By Jeff Mason
WASHINGTON, April 4 (Reuters) – U.S. President Joe Biden will discuss the “risks and opportunities” artificial intelligence poses for people, society and national security during a meeting with science and technology advisers at the White House on Tuesday, an official said.
Biden, a Democrat, is scheduled to meet with the President’s Council of Advisors on Science and Technology (PCAST) on the same day his predecessor, former President Donald Trump, surrenders in New York over charges stemming from a probe into hush money paid to a porn star.
Biden has declined to comment on Trump’s legal woes, and Democratic strategists say his focus on governing will create a politically advantageous split screen of sorts as his former rival, a Republican, deals with his legal challenges.
“The president will discuss the importance of protecting rights and safety to ensure responsible innovation and appropriate safeguards,” a White House official said in a statement ahead of Biden’s meeting.
“He will call on Congress to pass bipartisan privacy legislation to protect kids and limit personal data tech companies collect on all of us,” the official said.

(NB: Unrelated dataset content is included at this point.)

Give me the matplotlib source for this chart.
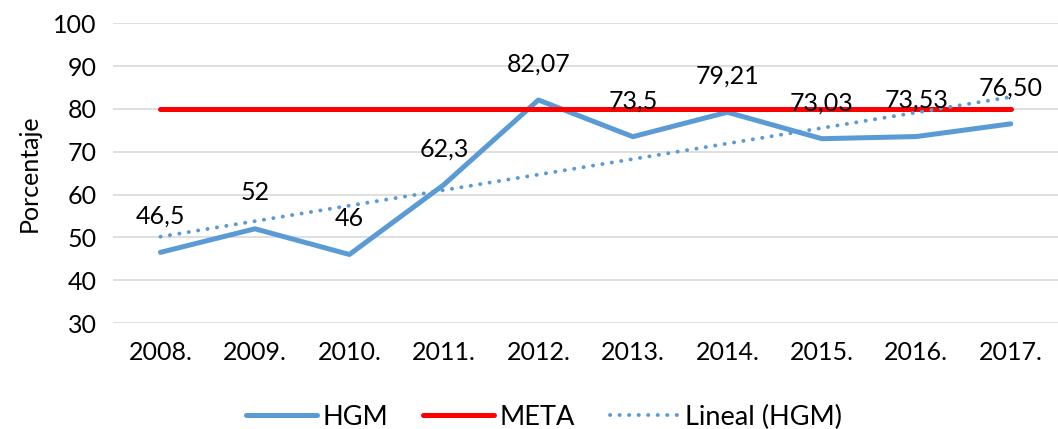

Companies that employ artificial intelligence or AI saw their share prices drop hard before Biden’s meeting, although the broader market was also selling off on Tuesday.
AI software company C3.ai Inc AI.N was down 24%, more than halving a nearly 40% four-session winning streak through Monday. Thailand security firm Guardforce AI GFAI.O fell 29%, data analytics firm BigBear.ai BBAI.N was down 16% and conversation intelligence company SoundHound AI SOUN.O shed 11.8% on the session.
AI is becoming a hot topic for policy makers.
The tech ethics group Center for Artificial Intelligence and Digital Policy has asked the U.S. Federal Trade Commission to stop OpenAI from issuing new commercial releases of GPT-4, which has wowed and appalled users with its human-like abilities to generate written responses to requests.
Democratic U.S. Senator Chris Murphy has urged society to pause as it considers the ramifications of AI.
Last year the Biden administration released a blueprint “Bill of Rights” to help ensure users’ rights are protected as technology companies design and develop AI systems.